┌──

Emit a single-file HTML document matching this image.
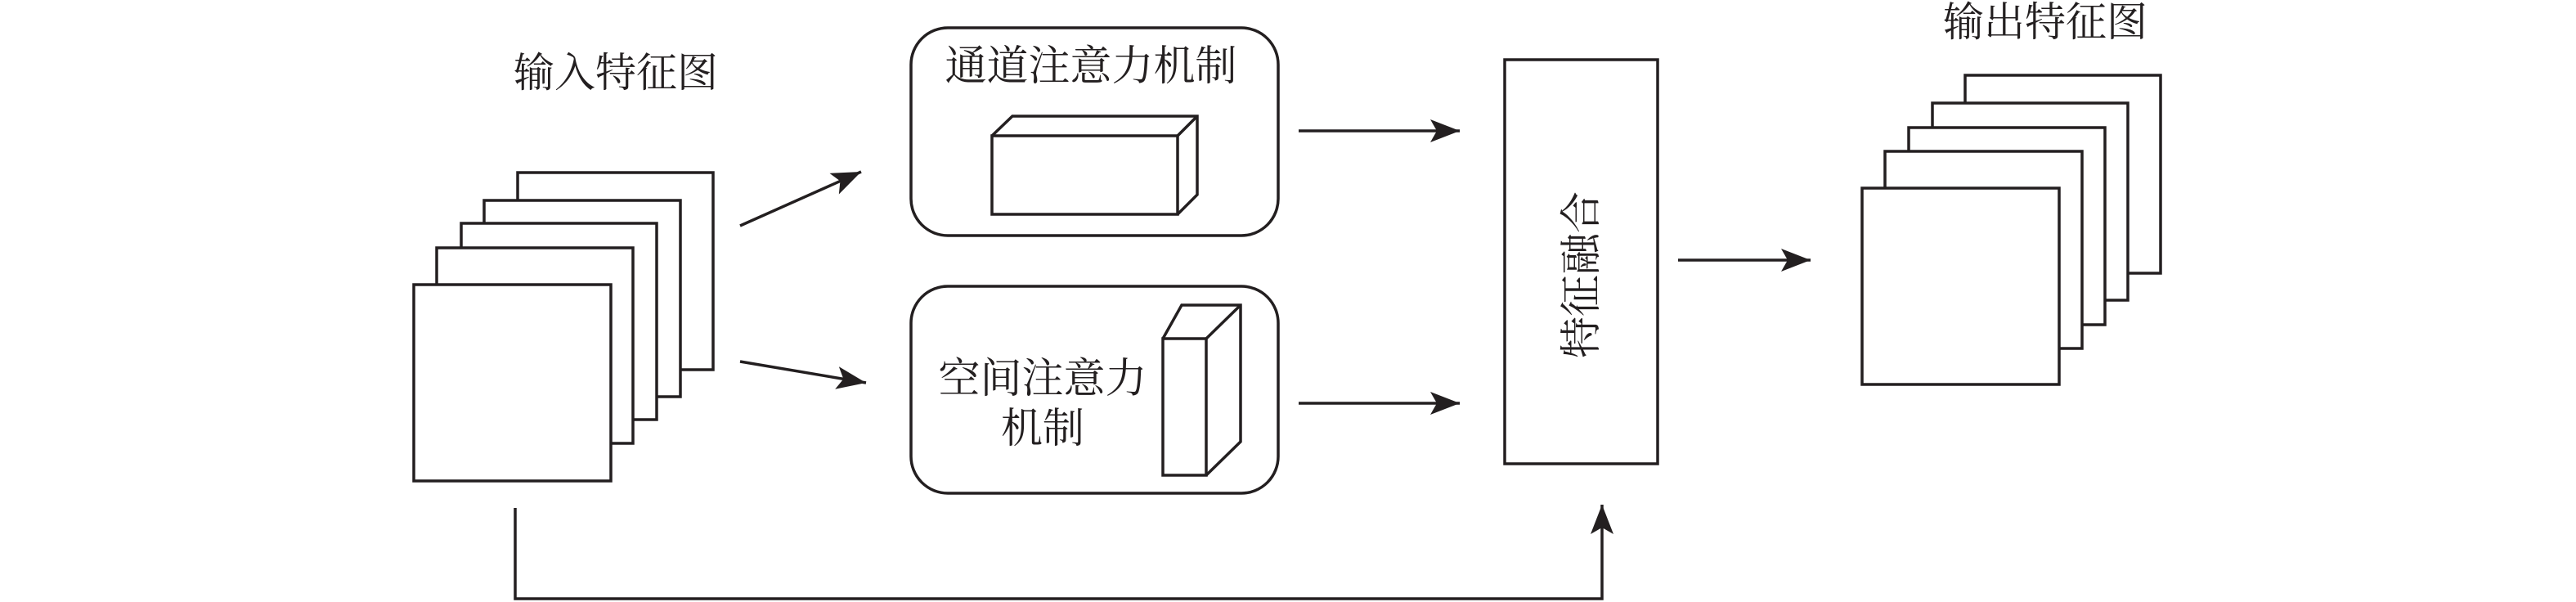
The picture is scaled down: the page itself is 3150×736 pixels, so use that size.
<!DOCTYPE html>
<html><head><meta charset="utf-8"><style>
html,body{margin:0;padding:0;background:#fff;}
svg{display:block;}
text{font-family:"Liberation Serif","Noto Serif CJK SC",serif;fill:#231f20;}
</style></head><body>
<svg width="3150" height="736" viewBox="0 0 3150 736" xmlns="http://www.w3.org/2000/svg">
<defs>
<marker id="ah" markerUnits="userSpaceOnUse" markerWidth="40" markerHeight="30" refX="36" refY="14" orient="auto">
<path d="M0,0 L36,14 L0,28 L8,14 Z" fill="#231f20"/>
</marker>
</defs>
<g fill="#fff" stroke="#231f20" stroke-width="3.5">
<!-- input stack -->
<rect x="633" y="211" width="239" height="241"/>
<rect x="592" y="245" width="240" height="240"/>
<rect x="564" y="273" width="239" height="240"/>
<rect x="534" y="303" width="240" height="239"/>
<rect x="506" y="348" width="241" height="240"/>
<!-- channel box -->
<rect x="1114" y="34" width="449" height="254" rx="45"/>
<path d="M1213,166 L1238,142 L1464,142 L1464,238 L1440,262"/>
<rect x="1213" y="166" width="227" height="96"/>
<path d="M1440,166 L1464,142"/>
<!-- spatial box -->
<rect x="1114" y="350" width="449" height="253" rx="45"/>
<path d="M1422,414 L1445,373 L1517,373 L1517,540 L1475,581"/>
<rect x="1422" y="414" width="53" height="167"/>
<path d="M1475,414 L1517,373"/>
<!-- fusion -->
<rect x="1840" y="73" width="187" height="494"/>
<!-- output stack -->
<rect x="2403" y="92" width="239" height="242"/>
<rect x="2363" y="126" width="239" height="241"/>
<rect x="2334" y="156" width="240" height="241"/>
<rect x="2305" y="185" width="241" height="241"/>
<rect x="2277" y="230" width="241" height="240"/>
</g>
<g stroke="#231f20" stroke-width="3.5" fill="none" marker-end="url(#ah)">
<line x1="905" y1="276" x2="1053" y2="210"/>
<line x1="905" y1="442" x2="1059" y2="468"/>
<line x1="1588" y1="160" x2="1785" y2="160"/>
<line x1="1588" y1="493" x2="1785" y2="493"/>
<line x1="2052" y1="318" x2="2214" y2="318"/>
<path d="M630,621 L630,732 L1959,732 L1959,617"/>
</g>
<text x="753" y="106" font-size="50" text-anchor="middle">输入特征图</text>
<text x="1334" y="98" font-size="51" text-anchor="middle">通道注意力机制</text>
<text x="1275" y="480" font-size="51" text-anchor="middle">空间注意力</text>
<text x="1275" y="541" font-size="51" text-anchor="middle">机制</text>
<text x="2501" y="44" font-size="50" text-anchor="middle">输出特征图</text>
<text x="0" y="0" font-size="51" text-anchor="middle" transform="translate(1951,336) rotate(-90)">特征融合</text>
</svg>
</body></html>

└──

Written instruction:
Write out each line of the data exactly; the images should be left out.

Final answer:
Emit a single-file HTML document matching this image.
The picture is scaled down: the page itself is 3150×736 pixels, so use that size.
<!DOCTYPE html>
<html><head><meta charset="utf-8"><style>
html,body{margin:0;padding:0;background:#fff;}
svg{display:block;}
text{font-family:"Liberation Serif","Noto Serif CJK SC",serif;fill:#231f20;}
</style></head><body>
<svg width="3150" height="736" viewBox="0 0 3150 736" xmlns="http://www.w3.org/2000/svg">
<defs>
<marker id="ah" markerUnits="userSpaceOnUse" markerWidth="40" markerHeight="30" refX="36" refY="14" orient="auto">
<path d="M0,0 L36,14 L0,28 L8,14 Z" fill="#231f20"/>
</marker>
</defs>
<g fill="#fff" stroke="#231f20" stroke-width="3.5">
<!-- input stack -->
<rect x="633" y="211" width="239" height="241"/>
<rect x="592" y="245" width="240" height="240"/>
<rect x="564" y="273" width="239" height="240"/>
<rect x="534" y="303" width="240" height="239"/>
<rect x="506" y="348" width="241" height="240"/>
<!-- channel box -->
<rect x="1114" y="34" width="449" height="254" rx="45"/>
<path d="M1213,166 L1238,142 L1464,142 L1464,238 L1440,262"/>
<rect x="1213" y="166" width="227" height="96"/>
<path d="M1440,166 L1464,142"/>
<!-- spatial box -->
<rect x="1114" y="350" width="449" height="253" rx="45"/>
<path d="M1422,414 L1445,373 L1517,373 L1517,540 L1475,581"/>
<rect x="1422" y="414" width="53" height="167"/>
<path d="M1475,414 L1517,373"/>
<!-- fusion -->
<rect x="1840" y="73" width="187" height="494"/>
<!-- output stack -->
<rect x="2403" y="92" width="239" height="242"/>
<rect x="2363" y="126" width="239" height="241"/>
<rect x="2334" y="156" width="240" height="241"/>
<rect x="2305" y="185" width="241" height="241"/>
<rect x="2277" y="230" width="241" height="240"/>
</g>
<g stroke="#231f20" stroke-width="3.5" fill="none" marker-end="url(#ah)">
<line x1="905" y1="276" x2="1053" y2="210"/>
<line x1="905" y1="442" x2="1059" y2="468"/>
<line x1="1588" y1="160" x2="1785" y2="160"/>
<line x1="1588" y1="493" x2="1785" y2="493"/>
<line x1="2052" y1="318" x2="2214" y2="318"/>
<path d="M630,621 L630,732 L1959,732 L1959,617"/>
</g>
<text x="753" y="106" font-size="50" text-anchor="middle">输入特征图</text>
<text x="1334" y="98" font-size="51" text-anchor="middle">通道注意力机制</text>
<text x="1275" y="480" font-size="51" text-anchor="middle">空间注意力</text>
<text x="1275" y="541" font-size="51" text-anchor="middle">机制</text>
<text x="2501" y="44" font-size="50" text-anchor="middle">输出特征图</text>
<text x="0" y="0" font-size="51" text-anchor="middle" transform="translate(1951,336) rotate(-90)">特征融合</text>
</svg>
</body></html>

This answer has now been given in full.